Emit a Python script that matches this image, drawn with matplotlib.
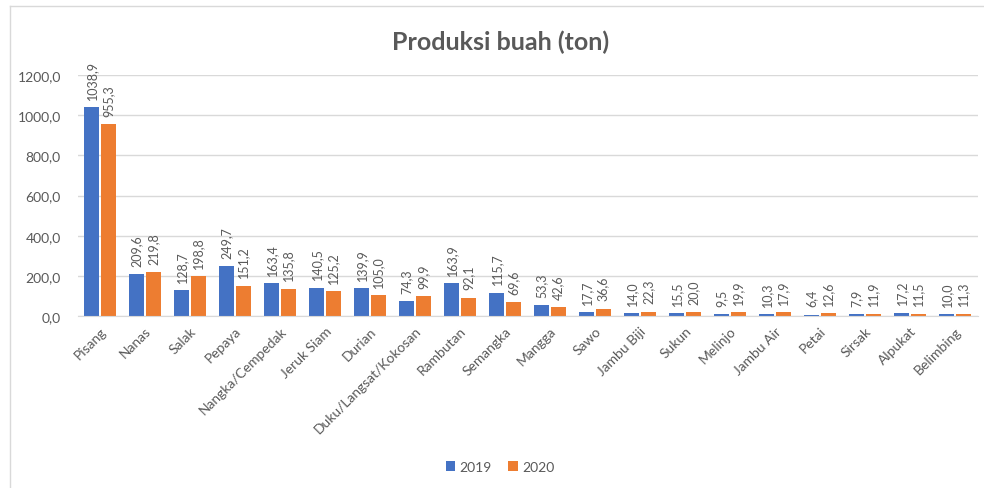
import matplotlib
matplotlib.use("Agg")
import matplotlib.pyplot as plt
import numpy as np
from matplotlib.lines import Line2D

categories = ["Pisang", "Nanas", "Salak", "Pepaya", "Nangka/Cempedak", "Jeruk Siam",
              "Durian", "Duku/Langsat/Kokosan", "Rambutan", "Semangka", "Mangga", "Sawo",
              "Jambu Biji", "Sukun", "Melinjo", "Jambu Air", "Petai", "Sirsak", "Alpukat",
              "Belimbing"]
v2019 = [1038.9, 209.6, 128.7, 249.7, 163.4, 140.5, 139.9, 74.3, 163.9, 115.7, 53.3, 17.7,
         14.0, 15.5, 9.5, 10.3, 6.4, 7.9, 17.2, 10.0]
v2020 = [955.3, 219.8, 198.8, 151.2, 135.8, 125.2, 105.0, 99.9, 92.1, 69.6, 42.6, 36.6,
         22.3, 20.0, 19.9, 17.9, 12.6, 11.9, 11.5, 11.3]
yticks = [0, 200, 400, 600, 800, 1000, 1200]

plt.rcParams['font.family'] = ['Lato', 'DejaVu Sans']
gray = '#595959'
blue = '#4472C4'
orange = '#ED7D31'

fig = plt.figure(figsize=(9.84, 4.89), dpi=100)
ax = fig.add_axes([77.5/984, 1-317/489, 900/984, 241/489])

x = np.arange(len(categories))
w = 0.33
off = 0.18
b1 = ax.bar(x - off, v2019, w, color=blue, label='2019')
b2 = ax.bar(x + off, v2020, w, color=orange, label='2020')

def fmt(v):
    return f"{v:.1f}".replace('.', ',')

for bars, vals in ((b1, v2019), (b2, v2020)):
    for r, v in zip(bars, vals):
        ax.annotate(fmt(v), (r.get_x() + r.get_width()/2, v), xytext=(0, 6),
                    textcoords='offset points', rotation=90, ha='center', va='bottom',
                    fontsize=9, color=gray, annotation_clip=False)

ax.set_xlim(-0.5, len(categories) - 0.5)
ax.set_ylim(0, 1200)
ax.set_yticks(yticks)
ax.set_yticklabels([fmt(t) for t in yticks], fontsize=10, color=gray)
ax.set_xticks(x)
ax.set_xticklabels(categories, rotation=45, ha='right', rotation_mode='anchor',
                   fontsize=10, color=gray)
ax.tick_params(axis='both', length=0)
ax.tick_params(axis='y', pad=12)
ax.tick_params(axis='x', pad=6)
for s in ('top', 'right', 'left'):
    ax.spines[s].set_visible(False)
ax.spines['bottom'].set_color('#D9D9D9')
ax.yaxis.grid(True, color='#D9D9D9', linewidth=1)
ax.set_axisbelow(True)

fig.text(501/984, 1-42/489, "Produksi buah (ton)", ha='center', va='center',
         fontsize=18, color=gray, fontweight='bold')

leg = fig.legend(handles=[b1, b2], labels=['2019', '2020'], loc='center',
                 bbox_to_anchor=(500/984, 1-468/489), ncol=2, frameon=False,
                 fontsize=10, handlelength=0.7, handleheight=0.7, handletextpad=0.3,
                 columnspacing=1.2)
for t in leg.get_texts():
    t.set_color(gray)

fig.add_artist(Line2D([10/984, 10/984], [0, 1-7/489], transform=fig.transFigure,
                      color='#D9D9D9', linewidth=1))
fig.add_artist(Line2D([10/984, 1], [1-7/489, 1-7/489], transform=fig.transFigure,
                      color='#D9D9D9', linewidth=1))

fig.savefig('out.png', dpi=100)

──────────────────────────────

- [Brief] Without the pictures, return the listing above from its first line through the line that has "fontsize=9, color=gray, annotation_clip=False)".

- [Output for this exercise]
Emit a Python script that matches this image, drawn with matplotlib.
import matplotlib
matplotlib.use("Agg")
import matplotlib.pyplot as plt
import numpy as np
from matplotlib.lines import Line2D

categories = ["Pisang", "Nanas", "Salak", "Pepaya", "Nangka/Cempedak", "Jeruk Siam",
              "Durian", "Duku/Langsat/Kokosan", "Rambutan", "Semangka", "Mangga", "Sawo",
              "Jambu Biji", "Sukun", "Melinjo", "Jambu Air", "Petai", "Sirsak", "Alpukat",
              "Belimbing"]
v2019 = [1038.9, 209.6, 128.7, 249.7, 163.4, 140.5, 139.9, 74.3, 163.9, 115.7, 53.3, 17.7,
         14.0, 15.5, 9.5, 10.3, 6.4, 7.9, 17.2, 10.0]
v2020 = [955.3, 219.8, 198.8, 151.2, 135.8, 125.2, 105.0, 99.9, 92.1, 69.6, 42.6, 36.6,
         22.3, 20.0, 19.9, 17.9, 12.6, 11.9, 11.5, 11.3]
yticks = [0, 200, 400, 600, 800, 1000, 1200]

plt.rcParams['font.family'] = ['Lato', 'DejaVu Sans']
gray = '#595959'
blue = '#4472C4'
orange = '#ED7D31'

fig = plt.figure(figsize=(9.84, 4.89), dpi=100)
ax = fig.add_axes([77.5/984, 1-317/489, 900/984, 241/489])

x = np.arange(len(categories))
w = 0.33
off = 0.18
b1 = ax.bar(x - off, v2019, w, color=blue, label='2019')
b2 = ax.bar(x + off, v2020, w, color=orange, label='2020')

def fmt(v):
    return f"{v:.1f}".replace('.', ',')

for bars, vals in ((b1, v2019), (b2, v2020)):
    for r, v in zip(bars, vals):
        ax.annotate(fmt(v), (r.get_x() + r.get_width()/2, v), xytext=(0, 6),
                    textcoords='offset points', rotation=90, ha='center', va='bottom',
                    fontsize=9, color=gray, annotation_clip=False)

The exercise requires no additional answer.